___ Stored data ___

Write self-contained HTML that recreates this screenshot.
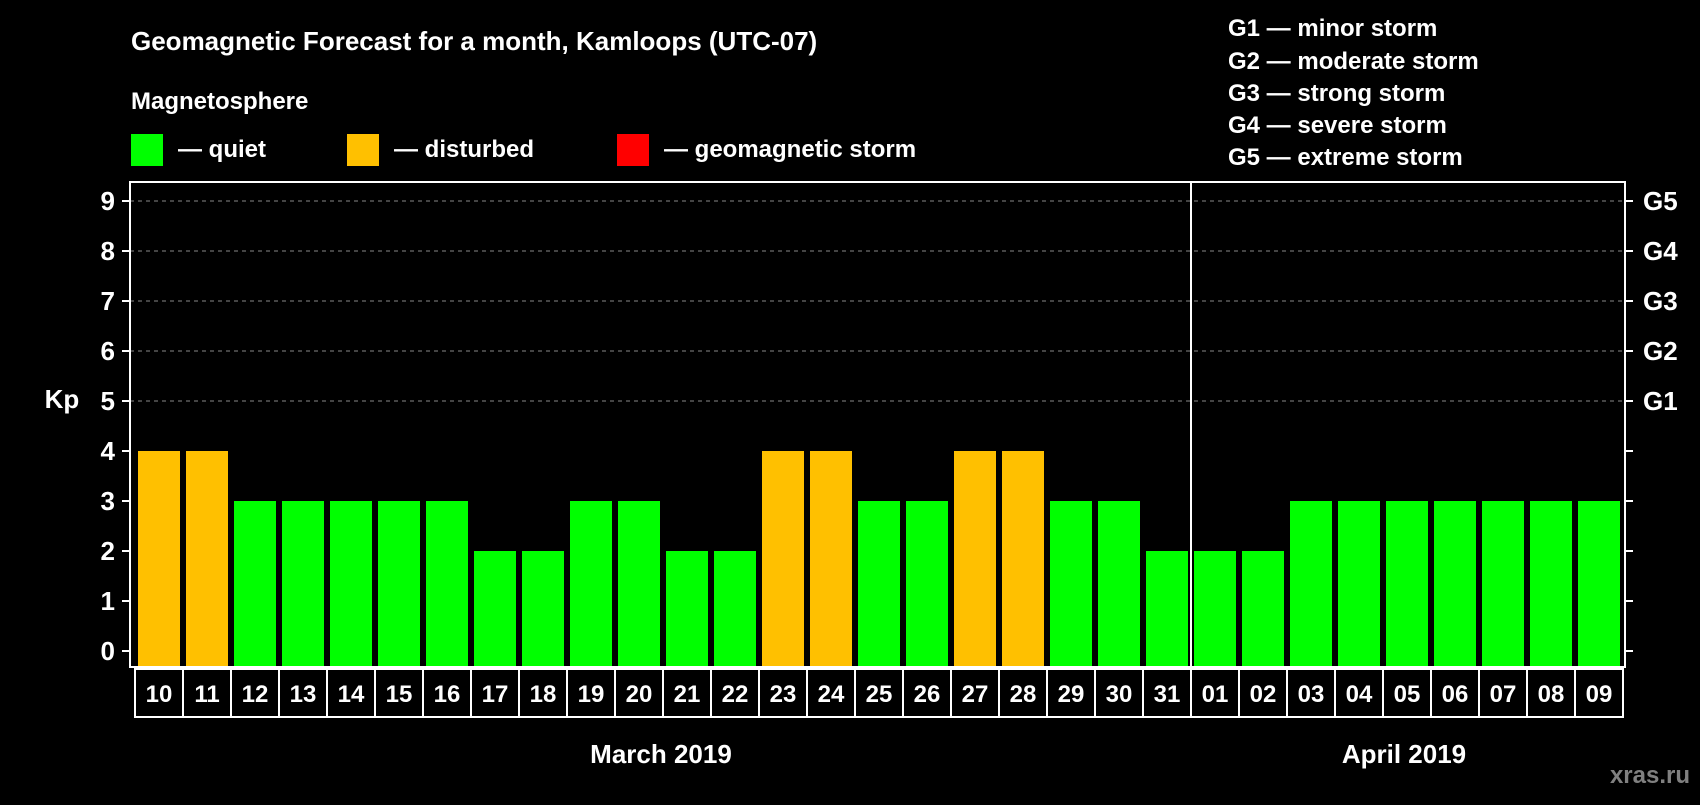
<!DOCTYPE html>
<html><head><meta charset="utf-8"><style>
body{margin:0;background:#000;width:1700px;height:800px;overflow:hidden}
svg{font-family:"Liberation Sans",sans-serif;font-weight:bold}
</style></head><body>
<svg id="c" width="1700" height="800">
<text x="131" y="50" fill="#fff" font-size="26">Geomagnetic Forecast for a month, Kamloops (UTC-07)</text>
<text x="131" y="109" fill="#fff" font-size="24">Magnetosphere</text>
<g><rect x="131" y="134" width="32" height="32" fill="#00ff00"/><text x="178" y="157" fill="#fff" font-size="24">— quiet</text></g>
<g><rect x="347" y="134" width="32" height="32" fill="#ffc000"/><text x="394" y="157" fill="#fff" font-size="24">— disturbed</text></g>
<g><rect x="617" y="134" width="32" height="32" fill="#ff0000"/><text x="664" y="157" fill="#fff" font-size="24">— geomagnetic storm</text></g>
<g fill="#fff" font-size="24">
<text x="1228" y="36">G1 — minor storm</text><text x="1228" y="69">G2 — moderate storm</text><text x="1228" y="101">G3 — strong storm</text><text x="1228" y="133">G4 — severe storm</text><text x="1228" y="165">G5 — extreme storm</text>
</g>
<text x="62" y="408" fill="#fff" font-size="26" text-anchor="middle">Kp</text>
<g id="grid"></g><g id="bars"></g><g id="axes"></g>
<text x="661" y="763" fill="#fff" font-size="26" text-anchor="middle">March 2019</text>
<text x="1404" y="763" fill="#fff" font-size="26" text-anchor="middle">April 2019</text>
<text x="1690" y="783" fill="#808080" font-size="24" text-anchor="end">xras.ru</text>
</svg>
<script>
const days=["10","11","12","13","14","15","16","17","18","19","20","21","22","23","24","25","26","27","28","29","30","31","01","02","03","04","05","06","07","08","09"];
const kp=[4,4,3,3,3,3,3,2,2,3,3,2,2,4,4,3,3,4,4,3,3,2,2,2,3,3,3,3,3,3,3];
const yTicks=[0,1,2,3,4,5,6,7,8,9];
const gLabels=["G1","G2","G3","G4","G5"];
const NS="http://www.w3.org/2000/svg";
const L=130,R=1625,T=182,B=667,c0=135,pitch=48;
const y=v=>651-v*50;
const x=i=>c0+i*pitch;
function mk(t,a,p){const e=document.createElementNS(NS,t);for(const k in a)e.setAttribute(k,a[k]);p.appendChild(e);return e;}
const grid=document.getElementById('grid'),bars=document.getElementById('bars'),axes=document.getElementById('axes');
yTicks.forEach(v=>{
  if(v>=5){const g=mk('line',{x1:L,x2:R,y1:y(v),y2:y(v),stroke:'#888','stroke-dasharray':'4,4','stroke-width':1},grid);
  
  }
  mk('line',{x1:L-8,x2:L,y1:y(v),y2:y(v),stroke:'#fff','stroke-width':2},axes);
  mk('line',{x1:R,x2:R+8,y1:y(v),y2:y(v),stroke:'#fff','stroke-width':2},axes);
  const t=mk('text',{x:115,y:y(v)+9,fill:'#fff','font-size':26,'text-anchor':'end'},axes);t.textContent=v;
  
  
});
gLabels.forEach((g,i)=>{const t=mk('text',{x:1643,y:y(5+i)+9,fill:'#fff','font-size':26},axes);t.textContent=g;
  
  });
kp.forEach((v,i)=>{
  const r=mk('rect',{x:x(i)+3,y:y(v),width:42,height:y(0)-y(v)+16,fill:v>=5?'#ff0000':(v>=4?'#ffc000':'#00ff00')},bars);
  
  
});
mk('rect',{x:L,y:T,width:R-L,height:B-T,fill:'none',stroke:'#fff','stroke-width':2},axes);
mk('rect',{x:c0,y:669,width:pitch*days.length,height:48,fill:'#000',stroke:'#fff','stroke-width':2},axes);
days.forEach((d,i)=>{
  if(i>0)mk('line',{x1:x(i),x2:x(i),y1:669,y2:717,stroke:'#fff','stroke-width':2},axes);
  const t=mk('text',{x:x(i)+24,y:702,fill:'#fff','font-size':24,'text-anchor':'middle'},axes);t.textContent=d;
  
  
});
const sep=days.indexOf("01");
mk('line',{x1:x(sep),x2:x(sep),y1:T,y2:717,stroke:'#fff','stroke-width':2},axes);
</script>
</body></html>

___

=== Written request ===
Print out the lines exactly, skipping any picture.

=== The output ===
Write self-contained HTML that recreates this screenshot.
<!DOCTYPE html>
<html><head><meta charset="utf-8"><style>
body{margin:0;background:#000;width:1700px;height:800px;overflow:hidden}
svg{font-family:"Liberation Sans",sans-serif;font-weight:bold}
</style></head><body>
<svg id="c" width="1700" height="800">
<text x="131" y="50" fill="#fff" font-size="26">Geomagnetic Forecast for a month, Kamloops (UTC-07)</text>
<text x="131" y="109" fill="#fff" font-size="24">Magnetosphere</text>
<g><rect x="131" y="134" width="32" height="32" fill="#00ff00"/><text x="178" y="157" fill="#fff" font-size="24">— quiet</text></g>
<g><rect x="347" y="134" width="32" height="32" fill="#ffc000"/><text x="394" y="157" fill="#fff" font-size="24">— disturbed</text></g>
<g><rect x="617" y="134" width="32" height="32" fill="#ff0000"/><text x="664" y="157" fill="#fff" font-size="24">— geomagnetic storm</text></g>
<g fill="#fff" font-size="24">
<text x="1228" y="36">G1 — minor storm</text><text x="1228" y="69">G2 — moderate storm</text><text x="1228" y="101">G3 — strong storm</text><text x="1228" y="133">G4 — severe storm</text><text x="1228" y="165">G5 — extreme storm</text>
</g>
<text x="62" y="408" fill="#fff" font-size="26" text-anchor="middle">Kp</text>
<g id="grid"></g><g id="bars"></g><g id="axes"></g>
<text x="661" y="763" fill="#fff" font-size="26" text-anchor="middle">March 2019</text>
<text x="1404" y="763" fill="#fff" font-size="26" text-anchor="middle">April 2019</text>
<text x="1690" y="783" fill="#808080" font-size="24" text-anchor="end">xras.ru</text>
</svg>
<script>
const days=["10","11","12","13","14","15","16","17","18","19","20","21","22","23","24","25","26","27","28","29","30","31","01","02","03","04","05","06","07","08","09"];
const kp=[4,4,3,3,3,3,3,2,2,3,3,2,2,4,4,3,3,4,4,3,3,2,2,2,3,3,3,3,3,3,3];
const yTicks=[0,1,2,3,4,5,6,7,8,9];
const gLabels=["G1","G2","G3","G4","G5"];
const NS="http://www.w3.org/2000/svg";
const L=130,R=1625,T=182,B=667,c0=135,pitch=48;
const y=v=>651-v*50;
const x=i=>c0+i*pitch;
function mk(t,a,p){const e=document.createElementNS(NS,t);for(const k in a)e.setAttribute(k,a[k]);p.appendChild(e);return e;}
const grid=document.getElementById('grid'),bars=document.getElementById('bars'),axes=document.getElementById('axes');
yTicks.forEach(v=>{
  if(v>=5){const g=mk('line',{x1:L,x2:R,y1:y(v),y2:y(v),stroke:'#888','stroke-dasharray':'4,4','stroke-width':1},grid);
  
  }
  mk('line',{x1:L-8,x2:L,y1:y(v),y2:y(v),stroke:'#fff','stroke-width':2},axes);
  mk('line',{x1:R,x2:R+8,y1:y(v),y2:y(v),stroke:'#fff','stroke-width':2},axes);
  const t=mk('text',{x:115,y:y(v)+9,fill:'#fff','font-size':26,'text-anchor':'end'},axes);t.textContent=v;
  
  
});
gLabels.forEach((g,i)=>{const t=mk('text',{x:1643,y:y(5+i)+9,fill:'#fff','font-size':26},axes);t.textContent=g;
  
  });
kp.forEach((v,i)=>{
  const r=mk('rect',{x:x(i)+3,y:y(v),width:42,height:y(0)-y(v)+16,fill:v>=5?'#ff0000':(v>=4?'#ffc000':'#00ff00')},bars);
  
  
});
mk('rect',{x:L,y:T,width:R-L,height:B-T,fill:'none',stroke:'#fff','stroke-width':2},axes);
mk('rect',{x:c0,y:669,width:pitch*days.length,height:48,fill:'#000',stroke:'#fff','stroke-width':2},axes);
days.forEach((d,i)=>{
  if(i>0)mk('line',{x1:x(i),x2:x(i),y1:669,y2:717,stroke:'#fff','stroke-width':2},axes);
  const t=mk('text',{x:x(i)+24,y:702,fill:'#fff','font-size':24,'text-anchor':'middle'},axes);t.textContent=d;
  
  
});
const sep=days.indexOf("01");
mk('line',{x1:x(sep),x2:x(sep),y1:T,y2:717,stroke:'#fff','stroke-width':2},axes);
</script>
</body></html>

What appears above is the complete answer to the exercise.